**Directive**. Retype the whole listing verbatim and keep the pictures out of it.

**Provided material**.
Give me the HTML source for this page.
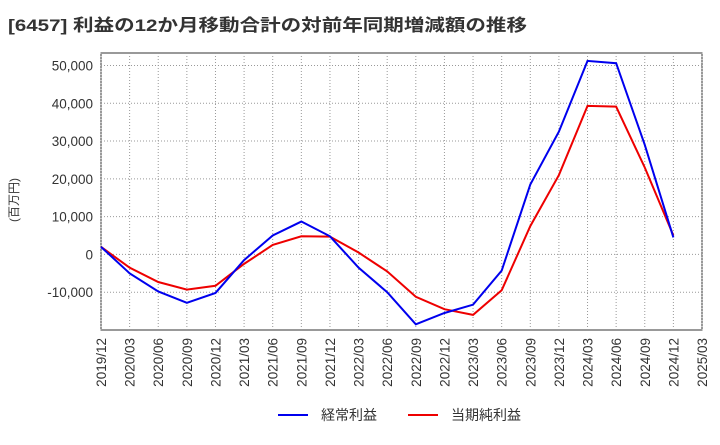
<!DOCTYPE html>
<html><head><meta charset="utf-8">
<style>
body{margin:0;background:#fff;font-family:"Liberation Sans","Noto Sans CJK JP",sans-serif;}
</style></head>
<body>
<svg id="c" width="720" height="440" xmlns="http://www.w3.org/2000/svg" font-family="'Liberation Sans','Noto Sans CJK JP',sans-serif">
<text x="8" y="31" font-size="17" font-weight="bold" fill="#333" textLength="519" lengthAdjust="spacingAndGlyphs">[6457]  利益の12か月移動合計の対前年同期増減額の推移</text>
<text transform="translate(18,200) rotate(-90)" font-size="12" fill="#333" text-anchor="middle">(百万円)</text>
<g id="grid"></g><g id="axes"></g><g id="series"></g>
<g>
<line x1="278" y1="415" x2="308" y2="415" stroke="#0000ee" stroke-width="2"/>
<text x="321" y="420" font-size="14" fill="#333">経常利益</text>
<line x1="408" y1="415" x2="438" y2="415" stroke="#ee0000" stroke-width="2"/>
<text x="451" y="420" font-size="14" fill="#333">当期純利益</text>
</g>
</svg>
<script>
const categories=["2019/12","2020/03","2020/06","2020/09","2020/12","2021/03","2021/06","2021/09","2021/12","2022/03","2022/06","2022/09","2022/12","2023/03","2023/06","2023/09","2023/12","2024/03","2024/06","2024/09","2024/12","2025/03"];
const keijo=[2000,-5000,-9800,-12800,-10200,-1500,5000,8700,4800,-3500,-10000,-18500,-15500,-13300,-4300,18500,32500,51200,50600,29000,4500];
const junri=[2000,-3500,-7300,-9300,-8300,-2500,2500,4800,4700,500,-4500,-11200,-14500,-16000,-9500,7500,21000,39300,39100,23000,5000];
const yTicks=[-10000,0,10000,20000,30000,40000,50000];
const L=101,R=702,T=53,B=330,yMin=-20000,yMax=53300;
const x=i=>L+i*(R-L)/(categories.length-1);
const y=v=>B-(v-yMin)/(yMax-yMin)*(B-T);
const NS="http://www.w3.org/2000/svg";
function mk(p,t,a){const e=document.createElementNS(NS,t);for(const k in a)e.setAttribute(k,a[k]);p.appendChild(e);return e;}
const g=document.getElementById('grid'),ax=document.getElementById('axes'),s=document.getElementById('series');
const bg=mk(g,'rect',{x:L,y:T,width:R-L,height:B-T,fill:'#fff',stroke:'#333'});


categories.forEach((c,i)=>{
 const gl=mk(g,'line',{x1:x(i),x2:x(i),y1:T,y2:B,stroke:'#999','stroke-dasharray':'1,2'});
 
 
 const t=mk(ax,'text',{transform:`translate(${x(i)+5},${B+8}) rotate(-90)`,'font-size':13.5,fill:'#333','text-anchor':'end'});
 t.textContent=c;
 
 
});
yTicks.forEach(v=>{
 const gl=mk(g,'line',{x1:L,x2:R,y1:y(v),y2:y(v),stroke:'#999','stroke-dasharray':'1,2'});
 
 
 const t=mk(ax,'text',{x:L-8,y:y(v)+5,'font-size':13.5,fill:'#333','text-anchor':'end'});
 t.textContent=v.toLocaleString('en-US');
 
 
});
function line(d,col,name){
 const p=mk(s,'polyline',{points:d.map((v,i)=>x(i)+','+y(v)).join(' '),fill:'none',stroke:col,'stroke-width':2});
 
 
}
line(junri,'#ee0000','series-junri-line');
line(keijo,'#0000ee','series-keijo-line');
</script>
</body></html>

**Task response**.
Give me the HTML source for this page.
<!DOCTYPE html>
<html><head><meta charset="utf-8">
<style>
body{margin:0;background:#fff;font-family:"Liberation Sans","Noto Sans CJK JP",sans-serif;}
</style></head>
<body>
<svg id="c" width="720" height="440" xmlns="http://www.w3.org/2000/svg" font-family="'Liberation Sans','Noto Sans CJK JP',sans-serif">
<text x="8" y="31" font-size="17" font-weight="bold" fill="#333" textLength="519" lengthAdjust="spacingAndGlyphs">[6457]  利益の12か月移動合計の対前年同期増減額の推移</text>
<text transform="translate(18,200) rotate(-90)" font-size="12" fill="#333" text-anchor="middle">(百万円)</text>
<g id="grid"></g><g id="axes"></g><g id="series"></g>
<g>
<line x1="278" y1="415" x2="308" y2="415" stroke="#0000ee" stroke-width="2"/>
<text x="321" y="420" font-size="14" fill="#333">経常利益</text>
<line x1="408" y1="415" x2="438" y2="415" stroke="#ee0000" stroke-width="2"/>
<text x="451" y="420" font-size="14" fill="#333">当期純利益</text>
</g>
</svg>
<script>
const categories=["2019/12","2020/03","2020/06","2020/09","2020/12","2021/03","2021/06","2021/09","2021/12","2022/03","2022/06","2022/09","2022/12","2023/03","2023/06","2023/09","2023/12","2024/03","2024/06","2024/09","2024/12","2025/03"];
const keijo=[2000,-5000,-9800,-12800,-10200,-1500,5000,8700,4800,-3500,-10000,-18500,-15500,-13300,-4300,18500,32500,51200,50600,29000,4500];
const junri=[2000,-3500,-7300,-9300,-8300,-2500,2500,4800,4700,500,-4500,-11200,-14500,-16000,-9500,7500,21000,39300,39100,23000,5000];
const yTicks=[-10000,0,10000,20000,30000,40000,50000];
const L=101,R=702,T=53,B=330,yMin=-20000,yMax=53300;
const x=i=>L+i*(R-L)/(categories.length-1);
const y=v=>B-(v-yMin)/(yMax-yMin)*(B-T);
const NS="http://www.w3.org/2000/svg";
function mk(p,t,a){const e=document.createElementNS(NS,t);for(const k in a)e.setAttribute(k,a[k]);p.appendChild(e);return e;}
const g=document.getElementById('grid'),ax=document.getElementById('axes'),s=document.getElementById('series');
const bg=mk(g,'rect',{x:L,y:T,width:R-L,height:B-T,fill:'#fff',stroke:'#333'});


categories.forEach((c,i)=>{
 const gl=mk(g,'line',{x1:x(i),x2:x(i),y1:T,y2:B,stroke:'#999','stroke-dasharray':'1,2'});
 
 
 const t=mk(ax,'text',{transform:`translate(${x(i)+5},${B+8}) rotate(-90)`,'font-size':13.5,fill:'#333','text-anchor':'end'});
 t.textContent=c;
 
 
});
yTicks.forEach(v=>{
 const gl=mk(g,'line',{x1:L,x2:R,y1:y(v),y2:y(v),stroke:'#999','stroke-dasharray':'1,2'});
 
 
 const t=mk(ax,'text',{x:L-8,y:y(v)+5,'font-size':13.5,fill:'#333','text-anchor':'end'});
 t.textContent=v.toLocaleString('en-US');
 
 
});
function line(d,col,name){
 const p=mk(s,'polyline',{points:d.map((v,i)=>x(i)+','+y(v)).join(' '),fill:'none',stroke:col,'stroke-width':2});
 
 
}
line(junri,'#ee0000','series-junri-line');
line(keijo,'#0000ee','series-keijo-line');
</script>
</body></html>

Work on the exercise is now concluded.